We show that weak periodic driving can exponentially strongly change the rate of escape from a potential well of a system driven by telegraph noise. The analysis refers to an overdamped system, where escape requires that the noise amplitude $\theta$ exceed a critical value ${\theta }_c$. For $\theta$ close to ${\theta }_c$, the exponent of the escape rate displays a nonanalytic dependence on the amplitude of an additional low-frequency modulation. This leads to giant nonlinearity of the response of a bistable system to periodic modulation.

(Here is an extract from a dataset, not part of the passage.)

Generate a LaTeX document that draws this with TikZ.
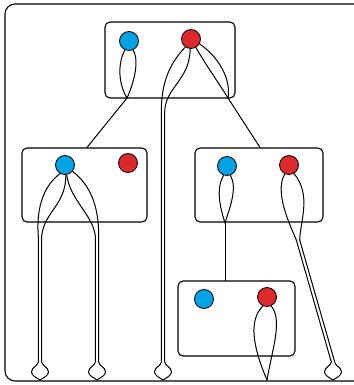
\documentclass[tikz,border=0pt]{standalone}
\usepackage{xcolor}
\usepackage{tikz}
\definecolor{dotblue}{RGB}{0,163,228}
\definecolor{dotred}{RGB}{221,40,46}
\tikzset{
  frame/.style={draw, rounded corners=10pt, line width=1.1pt},
  panel/.style={draw, rectangle, rounded corners=5pt, line width=1.1pt,
    inner sep=0pt},
  dot/.style={circle, draw, line width=0.8pt, minimum size=19pt, inner sep=0pt},
  bluedot/.style={dot, fill=dotblue},
  reddot/.style={dot, fill=dotred},
  strand/.style={line width=1pt, line cap=round, line join=round}
}

\begin{document}
\begin{tikzpicture}[x=1pt,y=-1pt]
  \useasboundingbox (0,0) rectangle (353,385);
  % outer frame
  \draw[frame] (5,4) rectangle (364,381);

  % panels
  \node[panel, minimum width=130pt, minimum height=76pt] (tbox) at (170,60) {};
  \node[panel, minimum width=125pt, minimum height=74pt] (lbox) at (84.5,185) {};
  \node[panel, minimum width=128pt, minimum height=74pt] (rbox) at (259,185) {};
  \node[panel, minimum width=117pt, minimum height=75pt] (bbox) at (236.5,318.5) {};

  % dots
  \node[bluedot] (tblue) at (129,41) {};
  \node[reddot]  (tred)  at (191,39) {};
  \node[bluedot] (lblue) at (65,165) {};
  \node[reddot]  (lred)  at (128,163) {};
  \node[bluedot] (rblue) at (227,166) {};
  \node[reddot]  (rred)  at (289,165) {};
  \node[bluedot] (bblue) at (204,299) {};
  \node[reddot]  (bred)  at (267,297) {};

  % tips where loops close
  \coordinate (ttipl) at (127,98);
  \coordinate (ttipr) at (228,98);
  \coordinate (rtip)  at (225,223);
  \coordinate (btip)  at (267,380);

  % top panel loops
  \draw[strand] (tblue.245) .. controls (117,65) and (119,85) .. (ttipl);
  \draw[strand] (tblue.295) .. controls (140,62) and (133,85) .. (ttipl);
  \draw[strand] (tred.-60) .. controls (204,62) and (220,85) .. (ttipr);
  \draw[strand] (tred.-30) .. controls (220,58) and (231,80) .. (ttipr);
  \draw[strand] (tred.235) .. controls (168,65) and (161.3,85) .. (161.3,112);
  \draw[strand] (tred.265) .. controls (190,80) and (164.7,88) .. (164.7,112);
  \draw[strand] (ttipl) -- ([xshift=2.5pt]lbox.north);
  \draw[strand] (ttipr) -- ([xshift=1pt]rbox.north);

  % left panel loops
  \draw[strand] (lblue.240) .. controls (45,185) and (36,205) .. (38.3,236);
  \draw[strand] (lblue.275) .. controls (66,205) and (44,212) .. (41.7,236);
  \draw[strand] (lblue.-40) .. controls (90,185) and (98.7,205) .. (98.7,236);
  \draw[strand] (lblue.-80) .. controls (70,200) and (93,215) .. (95.3,236);

  % right panel loops
  \draw[strand] (rblue.250) .. controls (215,190) and (221,210) .. (rtip);
  \draw[strand] (rblue.290) .. controls (238,188) and (229,210) .. (rtip);
  \draw[strand] (rtip) -- (rtip |- bbox.north);
  \draw[strand] (rred.245) .. controls (274,192) and (290,225) .. (296.3,240);
  \draw[strand] (rred.-60) .. controls (312,195) and (300,222) .. (299.7,240);

  % bottom panel loop
  \draw[strand] (bred.245) .. controls (249,320) and (252,345) .. (btip);
  \draw[strand] (bred.-65) .. controls (283,320) and (272,350) .. (btip);

  % long stems with bulbs
  \foreach \c/\t/\y in {40/40/236, 97/97/236, 163/163/112, 333/298/240} {
    \draw[strand] (\t-1.7,\y) -- (\c-1.7,362)
      .. controls (\c-2,366) and (\c-8.5,367) .. (\c-8.5,372)
      .. controls (\c-8.5,375.5) and (\c-3,378) .. (\c,380);
    \draw[strand] (\t+1.7,\y) -- (\c+1.7,362)
      .. controls (\c+2,366) and (\c+8.5,367) .. (\c+8.5,372)
      .. controls (\c+8.5,375.5) and (\c+3,378) .. (\c,380);
  }
\end{tikzpicture}
\end{document}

Also studied is the linear response to periodic modulation far from ${\theta }_c$. We analyze the scaling of the logarithm of the escape rate with the distance to the saddle-node and pitchfork bifurcation points. The analytical results are in excellent agreement with numerical simulations.

Figure 1

The scaling functions $R_{\mathrm{sn}}\left(z\right)$ and $R_{\mathrm{pf}}\left(z\right)$ for the escape exponent near the saddle-node and pitchfork bifurcation points, Eq. (13). The vertical lines show the values of $z$ where the corresponding functions diverge. The squares and circles are the results of simulations of the escape rate, with $R$ obtained from Eqs. (11) and (13) with $\eta =1$. The agreement between theory and simulations improves with increasing $\nu$, which corresponds to the increasing exponent of the escape rate ${\Psi }_{\mathrm{e}}$, as seen from Eq. (13).

Figure 2

Strong square-wave-like signal induced by a comparatively weak sinusoidal force $A\cos \omega t$. The results refer to the potential $U\left(q\right)=-q^2/2+q^4/4$ and a symmetric telegraph noise, ${\nu }_{\uparrow \downarrow }={\nu }_{\downarrow \uparrow }=\nu /2$. The noise amplitude $\theta =0.384$ is close to the maximal slope of $U\left(q\right)$ between the minima, ${\theta }_c=\left|U^{\prime }\left(q_{\max }^{(1,2)}\right)\right|\approx 0.385$. The noise switching rate is $\nu =2$ and the signal amplitude is $A=0.1$. The panels refer to $\omega ={10}^{-3}$ and ${10}^{-2}$. They show how the shape of the response changes and the amplitude decreases with increasing frequency.

Figure 3

A sketch of a metastable potential well. The average potential $\tilde{U}\left(q\right)=U\left(q\right)+\theta q{\nu }_{-}/\nu$ is shown by the solid line. The long- and short-dashed lines show the potentials $U\left(q\right)+\theta q$ and $U\left(q\right)-\theta q$; they correspond to the instantaneous values of the noise $\mp \theta$. The potential is switching between these two values. Escape from the potential well occurs once the system goes sufficiently far beyond the local maximum of $\tilde{U}\left(q\right)$ (point ${\tilde{q}}_{\mathcal{S}}$), from where the probability of returning to the interior of the well is very small. The plots refer to $U\left(q\right)=q-q^3/3,\theta =1.5,{\nu }_{-}/\nu =0.2$.